--- DATASET CONTENT ---
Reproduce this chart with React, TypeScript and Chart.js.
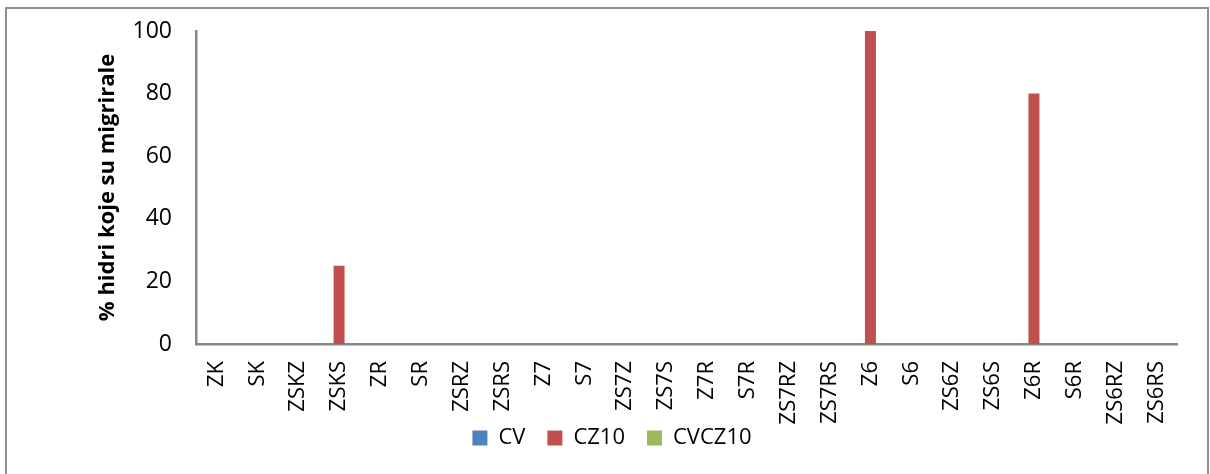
import React, { useEffect, useRef } from "react";
import { Chart, registerables } from "chart.js";

Chart.register(...registerables);

const categories = [
  "ZK", "SK", "ZSKZ", "ZSKS", "ZR", "SR", "ZSRZ", "ZSRS",
  "Z7", "S7", "ZS7Z", "ZS7S", "Z7R", "S7R", "ZS7RZ", "ZS7RS",
  "Z6", "S6", "ZS6Z", "ZS6S", "Z6R", "S6R", "ZS6RZ", "ZS6RS",
];
const cvValues = [0, 0, 0, 0, 0, 0, 0, 0, 0, 0, 0, 0, 0, 0, 0, 0, 0, 0, 0, 0, 0, 0, 0, 0];
const cz10Values = [0, 0, 0, 25, 0, 0, 0, 0, 0, 0, 0, 0, 0, 0, 0, 0, 100, 0, 0, 0, 80, 0, 0, 0];
const cvcz10Values = [0, 0, 0, 0, 0, 0, 0, 0, 0, 0, 0, 0, 0, 0, 0, 0, 0, 0, 0, 0, 0, 0, 0, 0];
const seriesNames = ["CV", "CZ10", "CVCZ10"];
const yTicks = [0, 20, 40, 60, 80, 100];
const yTitle = "% hidri koje su migrirale";

const FONT = "'Open Sans', 'DejaVu Sans', sans-serif";
const AXIS_COLOR = "#868686";

export default function App() {
  const canvasRef = useRef<HTMLCanvasElement | null>(null);

  useEffect(() => {
    const canvas = canvasRef.current;
    if (!canvas) return;
    const chart = new Chart(canvas, {
      type: "bar",
      data: {
        labels: categories,
        datasets: [
          { label: seriesNames[0], data: cvValues, backgroundColor: "#4F81BD", borderWidth: 0 },
          { label: seriesNames[1], data: cz10Values, backgroundColor: "#C0504D", borderWidth: 0 },
          { label: seriesNames[2], data: cvcz10Values, backgroundColor: "#9BBB59", borderWidth: 0 },
        ],
      },
      options: {
        responsive: false,
        animation: false,
        devicePixelRatio: 1,
        layout: { padding: { left: 47, top: 31, right: 33, bottom: 15 } },
        datasets: {
          bar: { categoryPercentage: 0.807, barPercentage: 1 },
        },
        plugins: {
          tooltip: { enabled: false },
          legend: {
            position: "bottom",
            labels: {
              boxWidth: 15,
              boxHeight: 15,
              padding: 22,
              color: "#000",
              font: { family: FONT, size: 22 },
            },
          },
        },
        scales: {
          x: {
            grid: { display: false, drawTicks: false },
            border: { display: true, color: AXIS_COLOR, width: 2.5 },
            ticks: {
              autoSkip: false,
              minRotation: 90,
              maxRotation: 90,
              padding: 17,
              color: "#000",
              font: { family: FONT, size: 22 },
            },
            afterFit: (scale: any) => {
              scale.height = 61;
              scale.paddingLeft = 0;
              scale.paddingRight = 0;
              scale._computeLabelArea = () => undefined;
            },
          },
          y: {
            min: 0,
            max: 100,
            grid: { display: false, drawTicks: false },
            border: { display: true, color: AXIS_COLOR, width: 2.5 },
            afterBuildTicks: (scale: any) => {
              scale.ticks = yTicks.map((v) => ({ value: v }));
            },
            ticks: {
              padding: 24,
              color: "#000",
              font: { family: FONT, size: 23 },
            },
            title: {
              display: true,
              text: yTitle,
              color: "#000",
              font: { family: FONT, size: 22, weight: "bold" },
              padding: { top: 48, bottom: 0 },
            },
            afterFit: (scale: any) => {
              scale.width = 149;
              scale.paddingTop = 0;
              scale.paddingBottom = 0;
            },
          },
        },
      },
    });
    return () => chart.destroy();
  }, []);

  return (
    <div
      style={{
        position: "fixed",
        left: 0,
        top: 0,
        width: 1210,
        height: 474,
        overflow: "hidden",
        background: "#fff",
      }}
    >
      <div
        style={{
          position: "absolute",
          left: 5,
          top: 7,
          width: 1200,
          height: 480,
          border: "2px solid #8f8f8f",
          boxSizing: "content-box",
        }}
      />
      <canvas
        ref={canvasRef}
        width={1210}
        height={474}
        style={{ position: "absolute", left: 0, top: 0, width: 1210, height: 474 }}
      />
    </div>
  );
}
---
-- PROBLEM TO SOLVE --
From the listing above, collect every line that mentions the word "React".

-- RESULT OF THE EXERCISE --
Reproduce this chart with React, TypeScript and Chart.js.
import React, { useEffect, useRef } from "react";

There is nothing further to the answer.